— What the task asks —
Below are the records. Retype, exactly, the lines from the first through the line with "svg.selectAll('*').remove()", and leave out the pictures.

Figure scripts
============================================================

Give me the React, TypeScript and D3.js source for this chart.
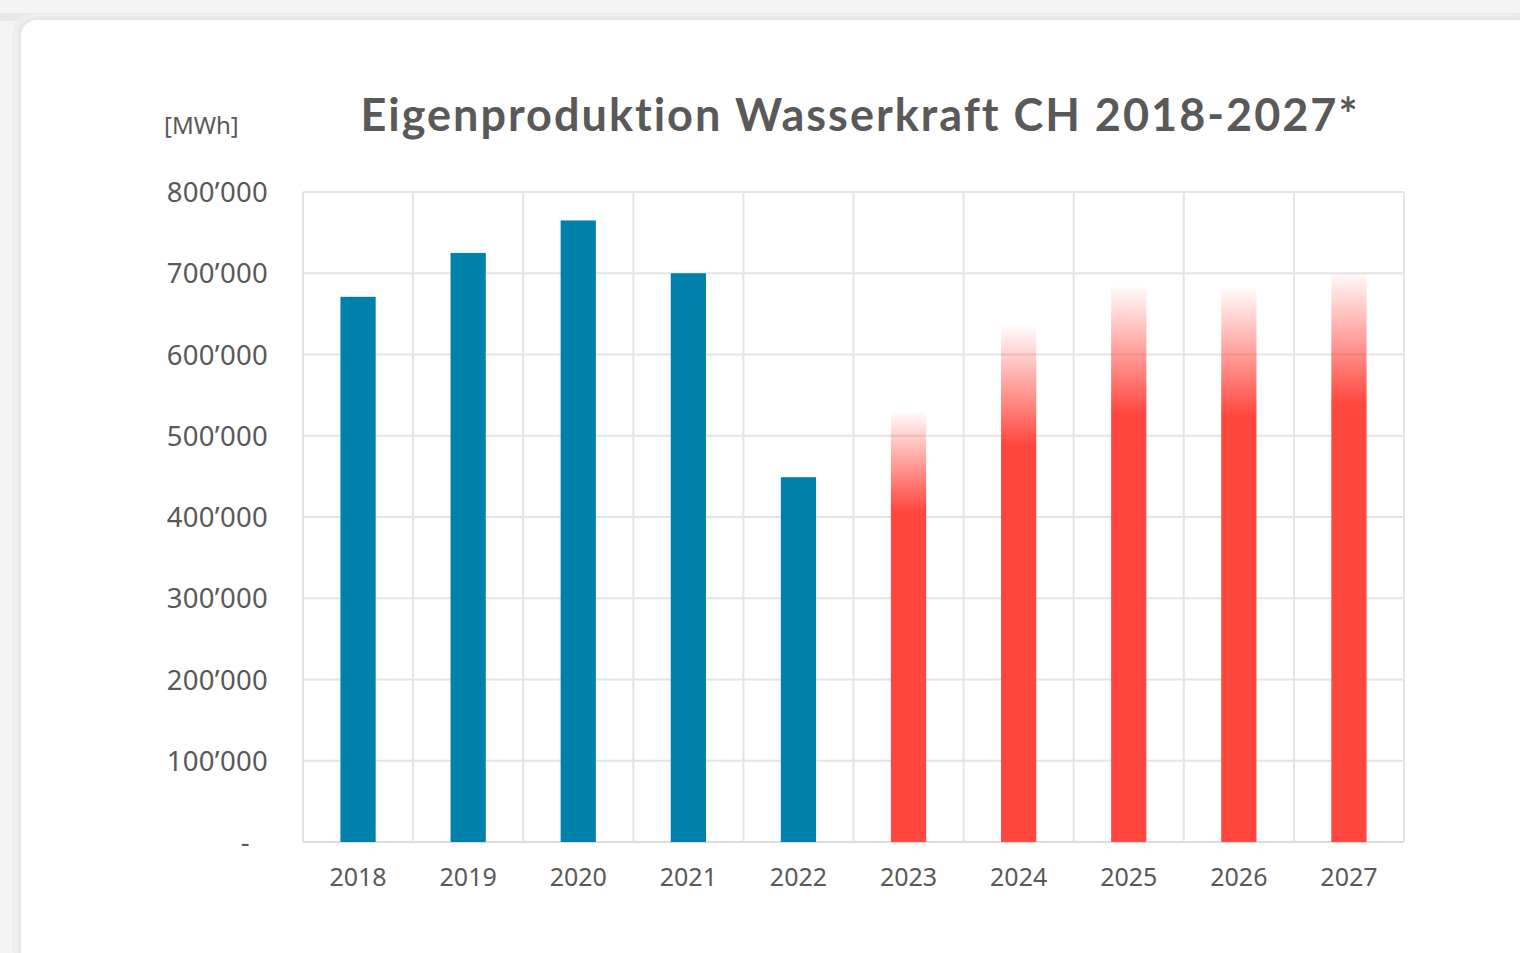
import { useEffect, useRef } from 'react'
import * as d3 from 'd3'

// Eigenproduktion Wasserkraft, MWh
const years = ['2018', '2019', '2020', '2021', '2022', '2023', '2024', '2025', '2026', '2027']
const values = [671000, 725000, 765000, 700000, 449000, 529000, 634000, 683000, 681000, 701000]
// true = forecast (red, faded top)
const forecast = [false, false, false, false, false, true, true, true, true, true]
const yTicks = [0, 100000, 200000, 300000, 400000, 500000, 600000, 700000, 800000]

const W = 1520
const H = 953
const textColor = '#595959'
const gridColor = '#e4e4e4'
const blue = '#0081ab'
const red = '#ff473f'
const font = "'Noto Sans', 'Open Sans', sans-serif"

const fmt = (v: number) => (v === 0 ? '-' : d3.format(',')(v).replace(/,/g, '\u2019'))

export default function App() {
  const svgRef = useRef<SVGSVGElement>(null)

  useEffect(() => {
    if (!svgRef.current) return
    const svg = d3.select(svgRef.current)
    svg.selectAll('*').remove()

    // page background + card
    svg.append('rect').attr('width', W).attr('height', H).attr('fill', '#f4f4f4')
    svg.append('rect').attr('x', 0).attr('y', 13).attr('width', W).attr('height', 8).attr('fill', '#e9e9e9')
    svg.append('rect')
      .attr('x', 12).attr('y', 14).attr('width', W).attr('height', H)
      .attr('rx', 20).attr('fill', '#eeeeee')
    svg.append('rect')
      .attr('x', 18).attr('y', 17).attr('width', W).attr('height', H)
      .attr('rx', 18).attr('fill', '#e7e7e7')
    svg.append('rect')
      .attr('x', 21).attr('y', 20).attr('width', W).attr('height', H)
      .attr('rx', 16).attr('fill', '#ffffff')

    const defs = svg.append('defs')
    const grad = defs.append('linearGradient')
      .attr('id', 'fade')
      .attr('x1', 0).attr('y1', 0).attr('x2', 0).attr('y2', 1)
    grad.append('stop').attr('offset', '0').attr('stop-color', red).attr('stop-opacity', 0.02)
    grad.append('stop').attr('offset', '0.23').attr('stop-color', red).attr('stop-opacity', 1)
    grad.append('stop').attr('offset', '1').attr('stop-color', red).attr('stop-opacity', 1)

    const x = d3.scaleBand<string>().domain(years).range([303, 1404]).padding(0)
    const y = d3.scaleLinear().domain([0, 800000]).range([842, 192])

    // horizontal grid
    svg.append('g')
      .selectAll('line')
      .data(yTicks)
      .enter()
      .append('line')
      .attr('x1', 303).attr('x2', 1404)
      .attr('y1', d => y(d)).attr('y2', d => y(d))
      .attr('stroke', d => (d === 0 ? '#dcdcdc' : gridColor))
      .attr('stroke-width', 2)

    // vertical grid at category boundaries
    const bounds = years.map(d => x(d) as number).concat([1404])
    svg.append('g')
      .selectAll('line')
      .data(bounds)
      .enter()
      .append('line')
      .attr('x1', d => d).attr('x2', d => d)
      .attr('y1', 192).attr('y2', 842)
      .attr('stroke', gridColor)
      .attr('stroke-width', 2)

    // bars
    const bw = x.bandwidth() * 0.32
    svg.append('g')
      .selectAll('rect')
      .data(years)
      .enter()
      .append('rect')
      .attr('x', d => (x(d) as number) + x.bandwidth() / 2 - bw / 2)
      .attr('width', bw)
      .attr('y', (_, i) => y(values[i]))
      .attr('height', (_, i) => y(0) - y(values[i]))
      .attr('fill', (_, i) => (forecast[i] ? 'url(#fade)' : blue))

    // y tick labels
    svg.append('g')
      .selectAll('text')
      .data(yTicks)
      .enter()
      .append('text')
      .attr('x', d => (d === 0 ? 250 : 268))
      .attr('y', d => y(d) + 10)
      .attr('text-anchor', 'end')
      .attr('font-family', font)
      .attr('font-size', 27.5)
      .attr('letter-spacing', 0.3)
      .attr('fill', textColor)
      .text(d => fmt(d))

    // x labels
    svg.append('g')
      .selectAll('text')
      .data(years)
      .enter()
      .append('text')
      .attr('x', d => (x(d) as number) + x.bandwidth() / 2)
      .attr('y', 886)
      .attr('text-anchor', 'middle')
      .attr('font-family', font)
      .attr('font-size', 25)
      .attr('fill', textColor)
      .text(d => d)

    // unit label
    svg.append('text')
      .attr('x', 164).attr('y', 134)
      .attr('font-family', font)
      .attr('font-size', 24)
      .attr('fill', textColor)
      .text('[MWh]')

    // title
    svg.append('text')
      .attr('x', 860).attr('y', 131)
      .attr('text-anchor', 'middle')
      .attr('font-family', "Lato, 'Noto Sans', sans-serif")
      .attr('font-weight', 'bold')
      .attr('font-size', 45)
      .attr('letter-spacing', 2)
      .attr('fill', textColor)
      .text('Eigenproduktion Wasserkraft CH 2018-2027*')
  }, [])

  return (
    <svg
      ref={svgRef}
      width={W}
      height={H}
      style={{ position: 'absolute', left: 0, top: 0, display: 'block' }}
    />
  )
}
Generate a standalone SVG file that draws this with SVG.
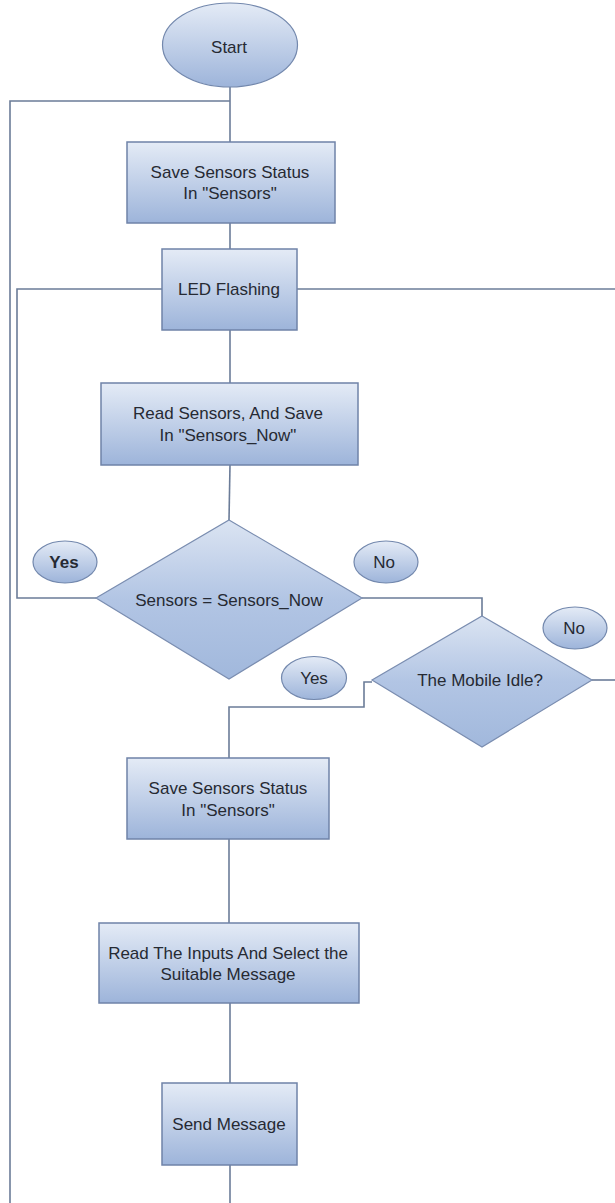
<svg xmlns="http://www.w3.org/2000/svg" width="615" height="1203" viewBox="0 0 615 1203">
  <defs>
    <linearGradient id="fillBlue" x1="0" y1="0" x2="0" y2="1">
      <stop offset="0" stop-color="#e4ebf6"/>
      <stop offset="1" stop-color="#9db4da"/>
    </linearGradient>
    <linearGradient id="fillDiamond" x1="0" y1="0" x2="0" y2="1">
      <stop offset="0" stop-color="#dbe4f2"/>
      <stop offset="0.5" stop-color="#b2c5e4"/>
      <stop offset="1" stop-color="#a1b8dc"/>
    </linearGradient>
    <style>
      .box { fill: url(#fillBlue); stroke: #6f83a8; stroke-width: 1.5; }
      .dia { fill: url(#fillDiamond); stroke: #7a8db0; stroke-width: 1.2; }
      .oval { fill: url(#fillBlue); stroke: #7388ad; stroke-width: 1.2; }
      .wire { fill: none; stroke: #6b7c98; stroke-width: 1.6; }
      text { font-family: "Liberation Sans", Arial, sans-serif; font-size: 17px; fill: #262a33; text-anchor: middle; }
      .bold { font-weight: bold; }
    </style>
  </defs>
  <rect width="615" height="1203" fill="#ffffff"/>

  <!-- connectors -->
  <g id="connectors">
    <!-- start to first box, with loop-back rail on the far left -->
    <path class="wire" d="M230 87 V142"/>
    <path class="wire" d="M230 101 H10 V1203"/>
    <path class="wire" d="M230 223 V249"/>
    <!-- LED flashing outputs -->
    <path class="wire" d="M162 289 H17 V598 H96"/>
    <path class="wire" d="M297 289 H615"/>
    <path class="wire" d="M230 330 V383"/>
    <path class="wire" d="M230 465 L229 520"/>
    <!-- comparison "No" branch to mobile-idle check -->
    <path class="wire" d="M362 598 H482 V616"/>
    <path class="wire" d="M592 680 H615"/>
    <!-- mobile idle "Yes" branch -->
    <path class="wire" d="M372 682 H364 V707 H229 V758"/>
    <path class="wire" d="M229 839 V923"/>
    <path class="wire" d="M230 1003 V1083"/>
    <path class="wire" d="M230 1165 V1203"/>
  </g>

  <g id="start">
    <ellipse class="oval" cx="230" cy="45" rx="67.5" ry="42"/>
    <text x="229" y="53">Start</text>
  </g>

  <g id="save-status-1">
    <rect class="box" x="127" y="142" width="208" height="81"/>
    <text x="230" y="178">Save Sensors Status</text>
    <text x="230" y="199">In "Sensors"</text>
  </g>

  <g id="led-flashing">
    <rect class="box" x="162" y="249" width="135" height="81"/>
    <text x="229" y="295">LED Flashing</text>
  </g>

  <g id="read-sensors">
    <rect class="box" x="101" y="383" width="257" height="82"/>
    <text x="228" y="419">Read Sensors, And Save</text>
    <text x="228" y="441">In "Sensors_Now"</text>
  </g>

  <g id="compare">
    <polygon class="dia" points="229,520 362,598 229,679 96,598"/>
    <text x="229" y="606">Sensors = Sensors_Now</text>
  </g>

  <g id="label-yes-1">
    <ellipse class="oval" cx="65" cy="562" rx="32" ry="21"/>
    <text class="bold" x="64" y="568">Yes</text>
  </g>

  <g id="label-no-1">
    <ellipse class="oval" cx="386" cy="562" rx="32" ry="21"/>
    <text x="384" y="568">No</text>
  </g>

  <g id="mobile-idle">
    <polygon class="dia" points="482,616 592,680 482,747 372,680"/>
    <text x="480" y="686">The Mobile Idle?</text>
  </g>

  <g id="label-no-2">
    <ellipse class="oval" cx="575" cy="628" rx="32" ry="21"/>
    <text x="574" y="634">No</text>
  </g>

  <g id="label-yes-2">
    <ellipse class="oval" cx="314" cy="678" rx="32.5" ry="21.5"/>
    <text x="314" y="684">Yes</text>
  </g>

  <g id="save-status-2">
    <rect class="box" x="127" y="758" width="202" height="81"/>
    <text x="228" y="794">Save Sensors Status</text>
    <text x="228" y="816">In "Sensors"</text>
  </g>

  <g id="select-message">
    <rect class="box" x="99" y="923" width="260" height="80"/>
    <text x="228" y="959">Read The Inputs And Select the</text>
    <text x="228" y="980">Suitable Message</text>
  </g>

  <g id="send-message">
    <rect class="box" x="162" y="1083" width="135" height="82"/>
    <text x="229" y="1130">Send Message</text>
  </g>
</svg>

============================================================

— Final result —
Give me the React, TypeScript and D3.js source for this chart.
import { useEffect, useRef } from 'react'
import * as d3 from 'd3'

// Eigenproduktion Wasserkraft, MWh
const years = ['2018', '2019', '2020', '2021', '2022', '2023', '2024', '2025', '2026', '2027']
const values = [671000, 725000, 765000, 700000, 449000, 529000, 634000, 683000, 681000, 701000]
// true = forecast (red, faded top)
const forecast = [false, false, false, false, false, true, true, true, true, true]
const yTicks = [0, 100000, 200000, 300000, 400000, 500000, 600000, 700000, 800000]

const W = 1520
const H = 953
const textColor = '#595959'
const gridColor = '#e4e4e4'
const blue = '#0081ab'
const red = '#ff473f'
const font = "'Noto Sans', 'Open Sans', sans-serif"

const fmt = (v: number) => (v === 0 ? '-' : d3.format(',')(v).replace(/,/g, '\u2019'))

export default function App() {
  const svgRef = useRef<SVGSVGElement>(null)

  useEffect(() => {
    if (!svgRef.current) return
    const svg = d3.select(svgRef.current)
    svg.selectAll('*').remove()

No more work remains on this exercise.